▶ [WHAT THE EXERCISE ASKS] In the entries below, find every line holding the string "this" and collect it.

▶ [EXTRACTED INFORMATION]
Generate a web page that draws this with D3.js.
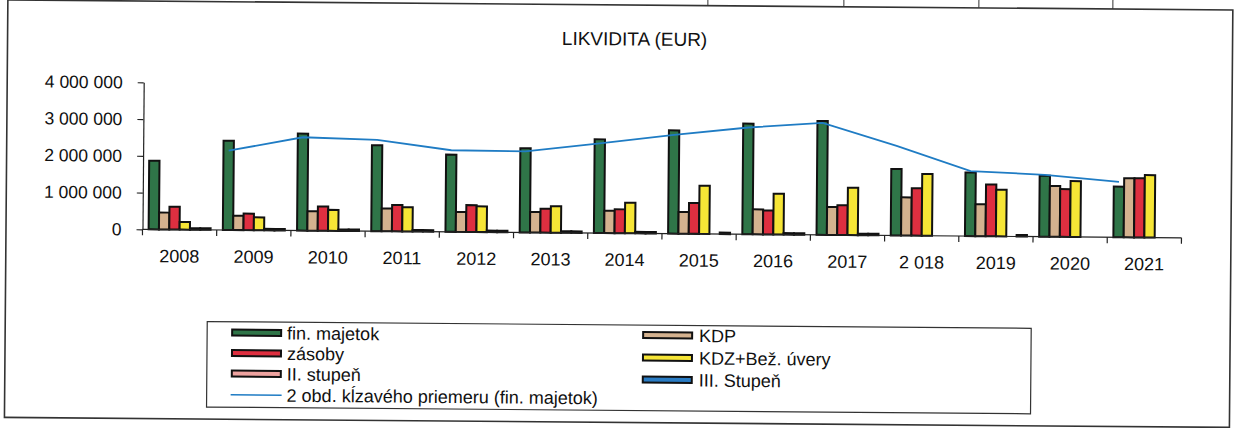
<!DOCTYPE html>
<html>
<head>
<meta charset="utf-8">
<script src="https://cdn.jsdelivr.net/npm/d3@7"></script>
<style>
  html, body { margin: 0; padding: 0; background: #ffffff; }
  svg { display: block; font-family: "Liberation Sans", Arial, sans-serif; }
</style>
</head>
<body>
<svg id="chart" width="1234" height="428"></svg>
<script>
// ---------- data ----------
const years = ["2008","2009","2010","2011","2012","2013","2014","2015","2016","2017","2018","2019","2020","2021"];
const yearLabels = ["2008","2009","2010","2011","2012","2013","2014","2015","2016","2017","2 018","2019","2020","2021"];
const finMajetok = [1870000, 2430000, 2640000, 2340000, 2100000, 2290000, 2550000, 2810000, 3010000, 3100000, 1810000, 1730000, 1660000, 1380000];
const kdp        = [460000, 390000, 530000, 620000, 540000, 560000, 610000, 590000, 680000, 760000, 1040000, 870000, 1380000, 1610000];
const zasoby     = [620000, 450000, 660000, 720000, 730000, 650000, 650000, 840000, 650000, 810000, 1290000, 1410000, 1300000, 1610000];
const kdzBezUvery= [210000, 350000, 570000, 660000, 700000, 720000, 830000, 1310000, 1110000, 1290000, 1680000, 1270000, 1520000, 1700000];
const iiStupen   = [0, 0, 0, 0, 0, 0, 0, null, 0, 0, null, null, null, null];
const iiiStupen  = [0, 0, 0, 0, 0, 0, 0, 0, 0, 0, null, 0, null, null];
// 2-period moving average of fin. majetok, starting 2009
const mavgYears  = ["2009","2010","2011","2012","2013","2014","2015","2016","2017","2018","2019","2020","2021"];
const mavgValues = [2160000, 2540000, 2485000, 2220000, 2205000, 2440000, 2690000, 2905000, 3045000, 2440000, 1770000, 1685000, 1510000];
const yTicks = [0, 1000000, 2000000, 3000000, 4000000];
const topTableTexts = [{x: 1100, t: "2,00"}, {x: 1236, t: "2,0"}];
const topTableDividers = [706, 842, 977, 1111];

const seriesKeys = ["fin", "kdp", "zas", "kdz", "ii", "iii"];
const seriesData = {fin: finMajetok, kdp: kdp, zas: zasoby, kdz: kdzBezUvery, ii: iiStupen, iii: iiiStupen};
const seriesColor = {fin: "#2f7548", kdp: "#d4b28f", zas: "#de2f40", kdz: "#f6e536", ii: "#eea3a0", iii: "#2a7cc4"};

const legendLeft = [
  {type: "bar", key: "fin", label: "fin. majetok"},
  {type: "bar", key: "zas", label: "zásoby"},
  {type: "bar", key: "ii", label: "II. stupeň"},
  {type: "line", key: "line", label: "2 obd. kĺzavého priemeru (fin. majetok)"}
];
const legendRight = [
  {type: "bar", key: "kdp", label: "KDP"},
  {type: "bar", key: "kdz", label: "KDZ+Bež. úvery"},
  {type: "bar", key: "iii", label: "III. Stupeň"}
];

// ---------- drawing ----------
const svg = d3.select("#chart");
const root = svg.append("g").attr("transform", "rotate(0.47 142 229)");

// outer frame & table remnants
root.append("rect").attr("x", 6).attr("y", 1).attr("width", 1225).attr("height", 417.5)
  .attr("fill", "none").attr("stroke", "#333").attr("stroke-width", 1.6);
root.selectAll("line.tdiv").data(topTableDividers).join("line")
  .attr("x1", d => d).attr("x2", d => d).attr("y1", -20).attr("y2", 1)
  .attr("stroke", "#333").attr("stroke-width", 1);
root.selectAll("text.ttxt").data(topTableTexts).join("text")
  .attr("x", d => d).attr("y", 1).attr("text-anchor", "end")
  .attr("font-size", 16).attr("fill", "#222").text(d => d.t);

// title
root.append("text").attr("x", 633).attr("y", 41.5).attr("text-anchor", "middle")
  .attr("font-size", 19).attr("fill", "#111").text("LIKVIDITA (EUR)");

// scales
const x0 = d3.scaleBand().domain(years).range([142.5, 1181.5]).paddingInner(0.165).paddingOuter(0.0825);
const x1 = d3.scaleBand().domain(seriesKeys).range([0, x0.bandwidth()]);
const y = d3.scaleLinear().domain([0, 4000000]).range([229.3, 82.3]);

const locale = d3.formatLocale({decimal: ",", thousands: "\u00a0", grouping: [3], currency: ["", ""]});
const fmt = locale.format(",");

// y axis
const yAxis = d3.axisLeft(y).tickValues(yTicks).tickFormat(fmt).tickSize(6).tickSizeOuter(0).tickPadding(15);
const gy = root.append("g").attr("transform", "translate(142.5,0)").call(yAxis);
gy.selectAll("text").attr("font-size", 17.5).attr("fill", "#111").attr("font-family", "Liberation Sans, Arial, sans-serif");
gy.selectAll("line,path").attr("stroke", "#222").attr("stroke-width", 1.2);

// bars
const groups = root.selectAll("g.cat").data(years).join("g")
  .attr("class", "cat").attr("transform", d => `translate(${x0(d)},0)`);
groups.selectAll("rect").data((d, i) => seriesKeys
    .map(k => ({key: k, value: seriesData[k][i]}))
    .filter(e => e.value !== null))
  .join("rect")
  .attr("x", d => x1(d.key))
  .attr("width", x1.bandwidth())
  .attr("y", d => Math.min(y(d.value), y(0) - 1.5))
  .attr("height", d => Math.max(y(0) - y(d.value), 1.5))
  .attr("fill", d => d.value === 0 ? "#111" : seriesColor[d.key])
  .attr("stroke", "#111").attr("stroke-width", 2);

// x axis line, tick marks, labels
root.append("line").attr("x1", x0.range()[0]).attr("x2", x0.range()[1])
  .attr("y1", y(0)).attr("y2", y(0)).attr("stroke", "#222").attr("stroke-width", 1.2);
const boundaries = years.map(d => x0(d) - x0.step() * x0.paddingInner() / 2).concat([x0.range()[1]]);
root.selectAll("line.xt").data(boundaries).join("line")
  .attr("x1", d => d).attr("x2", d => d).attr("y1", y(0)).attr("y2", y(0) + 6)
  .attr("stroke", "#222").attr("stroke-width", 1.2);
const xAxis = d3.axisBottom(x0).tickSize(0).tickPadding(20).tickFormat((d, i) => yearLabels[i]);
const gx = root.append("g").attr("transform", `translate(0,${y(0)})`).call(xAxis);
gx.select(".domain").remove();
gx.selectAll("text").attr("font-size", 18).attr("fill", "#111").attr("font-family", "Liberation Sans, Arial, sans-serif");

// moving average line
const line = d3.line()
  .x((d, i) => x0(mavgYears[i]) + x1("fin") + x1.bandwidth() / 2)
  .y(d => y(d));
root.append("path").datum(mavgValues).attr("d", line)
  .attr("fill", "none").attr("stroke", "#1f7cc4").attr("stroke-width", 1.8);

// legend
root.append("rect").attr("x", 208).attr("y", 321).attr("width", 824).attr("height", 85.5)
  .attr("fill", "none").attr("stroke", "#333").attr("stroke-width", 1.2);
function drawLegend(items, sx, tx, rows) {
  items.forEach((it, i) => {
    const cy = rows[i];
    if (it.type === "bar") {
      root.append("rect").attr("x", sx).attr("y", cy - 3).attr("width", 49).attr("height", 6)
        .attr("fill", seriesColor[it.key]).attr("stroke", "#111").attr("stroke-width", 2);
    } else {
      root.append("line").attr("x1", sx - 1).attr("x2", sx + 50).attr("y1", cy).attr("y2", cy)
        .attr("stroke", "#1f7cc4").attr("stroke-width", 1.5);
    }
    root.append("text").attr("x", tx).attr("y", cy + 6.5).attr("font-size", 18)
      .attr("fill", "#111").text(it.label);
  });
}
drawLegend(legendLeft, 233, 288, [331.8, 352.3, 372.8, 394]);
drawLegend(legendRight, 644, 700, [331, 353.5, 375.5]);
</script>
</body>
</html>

==

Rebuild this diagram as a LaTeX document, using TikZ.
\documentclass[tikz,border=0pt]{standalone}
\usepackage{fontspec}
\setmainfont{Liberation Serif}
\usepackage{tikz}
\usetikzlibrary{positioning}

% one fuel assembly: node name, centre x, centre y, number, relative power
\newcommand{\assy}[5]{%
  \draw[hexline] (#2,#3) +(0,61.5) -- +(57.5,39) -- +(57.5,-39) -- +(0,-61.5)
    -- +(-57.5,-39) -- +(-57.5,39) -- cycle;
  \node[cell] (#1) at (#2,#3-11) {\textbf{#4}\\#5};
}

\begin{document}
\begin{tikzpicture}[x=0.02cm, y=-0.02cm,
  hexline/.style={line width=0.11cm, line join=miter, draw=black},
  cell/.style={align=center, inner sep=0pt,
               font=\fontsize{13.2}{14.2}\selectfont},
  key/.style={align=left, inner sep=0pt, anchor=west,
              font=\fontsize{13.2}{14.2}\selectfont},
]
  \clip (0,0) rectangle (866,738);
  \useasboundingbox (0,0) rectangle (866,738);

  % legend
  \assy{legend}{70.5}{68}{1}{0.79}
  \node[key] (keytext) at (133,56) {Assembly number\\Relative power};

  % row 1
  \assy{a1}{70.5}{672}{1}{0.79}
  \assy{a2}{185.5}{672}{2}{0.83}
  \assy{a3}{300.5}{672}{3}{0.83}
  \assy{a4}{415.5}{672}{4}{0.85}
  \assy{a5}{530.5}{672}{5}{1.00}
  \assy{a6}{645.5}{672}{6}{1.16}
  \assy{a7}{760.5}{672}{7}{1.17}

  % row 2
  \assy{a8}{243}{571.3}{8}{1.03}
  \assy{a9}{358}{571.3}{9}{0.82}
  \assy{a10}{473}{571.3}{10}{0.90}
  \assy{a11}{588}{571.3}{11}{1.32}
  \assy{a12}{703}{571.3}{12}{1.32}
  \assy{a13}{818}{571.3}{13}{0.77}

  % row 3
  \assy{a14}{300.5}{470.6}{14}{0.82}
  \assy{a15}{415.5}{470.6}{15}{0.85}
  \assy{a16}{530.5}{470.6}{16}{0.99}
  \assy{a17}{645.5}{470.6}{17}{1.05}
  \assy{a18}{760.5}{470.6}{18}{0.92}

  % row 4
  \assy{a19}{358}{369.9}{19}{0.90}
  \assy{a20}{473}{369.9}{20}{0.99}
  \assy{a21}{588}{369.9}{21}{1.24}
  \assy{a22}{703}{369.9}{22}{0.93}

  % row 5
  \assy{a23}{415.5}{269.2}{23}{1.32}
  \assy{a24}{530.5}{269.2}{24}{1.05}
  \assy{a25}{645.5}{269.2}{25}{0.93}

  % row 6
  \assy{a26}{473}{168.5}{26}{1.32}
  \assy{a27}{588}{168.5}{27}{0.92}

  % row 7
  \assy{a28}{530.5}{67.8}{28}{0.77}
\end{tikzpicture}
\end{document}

▶ [TASK ANSWER]
Generate a web page that draws this with D3.js.
Rebuild this diagram as a LaTeX document, using TikZ.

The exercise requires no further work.